TASK TO COMPLETE: Write out the data below in full, unchanged, minus the images.

DATA PROVIDED:
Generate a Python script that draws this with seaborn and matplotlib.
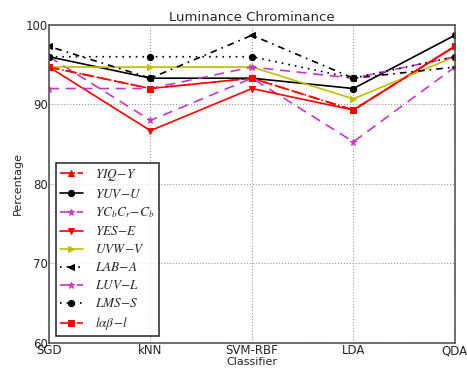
import matplotlib
matplotlib.use("Agg")
import matplotlib.pyplot as plt
import seaborn as sns

# Data
classifiers = ["SGD", "kNN", "SVM-RBF", "LDA", "QDA"]
yiq_y = [94.7, 92.0, 93.3, 89.3, 97.3]
yuv_u = [96.0, 93.3, 93.3, 92.0, 98.7]
ycbcr_cb = [96.0, 88.0, 93.3, 85.3, 94.7]
yes_e = [94.7, 86.7, 92.0, 89.3, 97.3]
uvw_v = [94.7, 94.7, 94.7, 90.7, 96.0]
lab_a = [97.3, 93.3, 98.7, 93.3, 94.7]
luv_l = [92.0, 92.0, 94.7, 93.3, 96.0]
lms_s = [96.0, 96.0, 96.0, 93.3, 96.0]
lab_l = [94.7, 92.0, 93.3, 89.3, 97.3]

sns.set_style("white")
plt.rcParams['mathtext.fontset'] = 'stix'

fig = plt.figure(figsize=(4.67, 3.72), dpi=100)
ax = fig.add_axes([0.105, 0.078, 0.869, 0.855])

purple = "#cc33cc"
yellow = "#bfbf00"
series = [
    (yiq_y, r"$YIQ\!-\!Y$", "red", "-.", "^"),
    (yuv_u, r"$YUV\!-\!U$", "black", "-", "o"),
    (ycbcr_cb, r"$YC_bC_r\!-\!C_b$", purple, (0, (6, 4)), "*"),
    (yes_e, r"$YES\!-\!E$", "red", "-", "v"),
    (uvw_v, r"$UVW\!-\!V$", yellow, "-", ">"),
    (lab_a, r"$LAB\!-\!A$", "black", (0, (1, 3, 4, 3)), "<"),
    (luv_l, r"$LUV\!-\!L$", purple, (0, (6, 4)), "*"),
    (lms_s, r"$LMS\!-\!S$", "black", (0, (1, 3, 1, 3)), "o"),
    (lab_l, r"$l\alpha\beta\!-\!l$", "red", (0, (6, 4)), "s"),
]

x = list(range(len(classifiers)))
for vals, label, color, ls, mk in series:
    sns.lineplot(x=x, y=vals, ax=ax, color=color, linestyle=ls, marker=mk,
                 markersize=4.5, markeredgecolor=color, linewidth=1.2,
                 label=label, sort=False)

ax.set_xlim(0, 4)
ax.set_ylim(60, 100)
ax.set_xticks(x)
ax.set_xticklabels(classifiers, fontsize=8.5)
ax.set_yticks([60, 70, 80, 90, 100])
ax.tick_params(axis='both', labelsize=8.5, pad=1, length=0)
ax.grid(True, linestyle=':', color='#999999', linewidth=0.8)
for sp in ax.spines.values():
    sp.set_color('#555555')
    sp.set_linewidth(1.2)

ax.set_title("Luminance Chrominance", fontsize=9.5, pad=3)
ax.set_xlabel("Classifier", fontsize=8, labelpad=0)
ax.set_ylabel("Percentage", fontsize=8, labelpad=2)

leg = ax.legend(loc="lower left", fontsize=9.5, frameon=True, fancybox=False,
                handlelength=1.8, labelspacing=0.38, borderpad=0.3,
                handletextpad=0.9, bbox_to_anchor=(0.0, 0.0))
leg.get_frame().set_edgecolor("black")
leg.get_frame().set_linewidth(1.2)

fig.savefig("out.png", dpi=100)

FINISHED EXERCISE:
Generate a Python script that draws this with seaborn and matplotlib.
import matplotlib
matplotlib.use("Agg")
import matplotlib.pyplot as plt
import seaborn as sns

# Data
classifiers = ["SGD", "kNN", "SVM-RBF", "LDA", "QDA"]
yiq_y = [94.7, 92.0, 93.3, 89.3, 97.3]
yuv_u = [96.0, 93.3, 93.3, 92.0, 98.7]
ycbcr_cb = [96.0, 88.0, 93.3, 85.3, 94.7]
yes_e = [94.7, 86.7, 92.0, 89.3, 97.3]
uvw_v = [94.7, 94.7, 94.7, 90.7, 96.0]
lab_a = [97.3, 93.3, 98.7, 93.3, 94.7]
luv_l = [92.0, 92.0, 94.7, 93.3, 96.0]
lms_s = [96.0, 96.0, 96.0, 93.3, 96.0]
lab_l = [94.7, 92.0, 93.3, 89.3, 97.3]

sns.set_style("white")
plt.rcParams['mathtext.fontset'] = 'stix'

fig = plt.figure(figsize=(4.67, 3.72), dpi=100)
ax = fig.add_axes([0.105, 0.078, 0.869, 0.855])

purple = "#cc33cc"
yellow = "#bfbf00"
series = [
    (yiq_y, r"$YIQ\!-\!Y$", "red", "-.", "^"),
    (yuv_u, r"$YUV\!-\!U$", "black", "-", "o"),
    (ycbcr_cb, r"$YC_bC_r\!-\!C_b$", purple, (0, (6, 4)), "*"),
    (yes_e, r"$YES\!-\!E$", "red", "-", "v"),
    (uvw_v, r"$UVW\!-\!V$", yellow, "-", ">"),
    (lab_a, r"$LAB\!-\!A$", "black", (0, (1, 3, 4, 3)), "<"),
    (luv_l, r"$LUV\!-\!L$", purple, (0, (6, 4)), "*"),
    (lms_s, r"$LMS\!-\!S$", "black", (0, (1, 3, 1, 3)), "o"),
    (lab_l, r"$l\alpha\beta\!-\!l$", "red", (0, (6, 4)), "s"),
]

x = list(range(len(classifiers)))
for vals, label, color, ls, mk in series:
    sns.lineplot(x=x, y=vals, ax=ax, color=color, linestyle=ls, marker=mk,
                 markersize=4.5, markeredgecolor=color, linewidth=1.2,
                 label=label, sort=False)

ax.set_xlim(0, 4)
ax.set_ylim(60, 100)
ax.set_xticks(x)
ax.set_xticklabels(classifiers, fontsize=8.5)
ax.set_yticks([60, 70, 80, 90, 100])
ax.tick_params(axis='both', labelsize=8.5, pad=1, length=0)
ax.grid(True, linestyle=':', color='#999999', linewidth=0.8)
for sp in ax.spines.values():
    sp.set_color('#555555')
    sp.set_linewidth(1.2)

ax.set_title("Luminance Chrominance", fontsize=9.5, pad=3)
ax.set_xlabel("Classifier", fontsize=8, labelpad=0)
ax.set_ylabel("Percentage", fontsize=8, labelpad=2)

leg = ax.legend(loc="lower left", fontsize=9.5, frameon=True, fancybox=False,
                handlelength=1.8, labelspacing=0.38, borderpad=0.3,
                handletextpad=0.9, bbox_to_anchor=(0.0, 0.0))
leg.get_frame().set_edgecolor("black")
leg.get_frame().set_linewidth(1.2)

fig.savefig("out.png", dpi=100)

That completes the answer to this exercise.